Iran’s “resistance axis” provides multiple options for pressure and retaliation.

For the United States, the short-term, mission-centric, transactional approach to proxy warfare, too, has its benefits and is perhaps aligned with the American public’s aversion to getting “bogged down” in “forever wars.” But a perpetual focus on military objectives at the expense of a political strategy and the long-term future viability of proxies means battlefield victories can be pyrrhic or reversible. Nowhere is this clearer than in northeast Syria, where the ongoing Kurdish-Turkish war will propel ISIS’s resurgence.

As painful as it is to admit, the United States should learn from Iran. Achieving both short-term victory and long-term security will remain a hard if insurmountable challenge without enduring military and diplomatic support to local partners—the kind Iran provides to Hezbollah.
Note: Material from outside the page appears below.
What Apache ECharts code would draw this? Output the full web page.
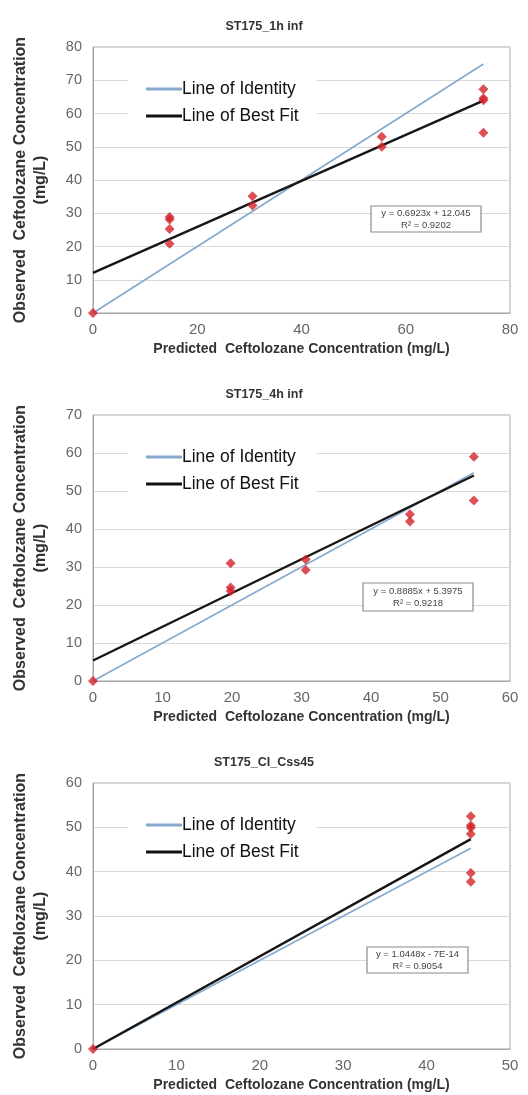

Only by shifting the focus of our partnerships from the immediate and tactical to the strategic and enduring can the U.S. hope to do it—if not in Syria now, then there or on another battlefield in the future.

All statements of fact, opinion, or analysis expressed are those of the author and do not reflect the official positions or views of the Central Intelligence Agency (CIA) or any other U.S. Government agency. Nothing in the contents should be construed as asserting or implying U.S. Government authentication of information or CIA endorsement of the author’s views. This material has been reviewed by the CIA to prevent the disclosure of classified information.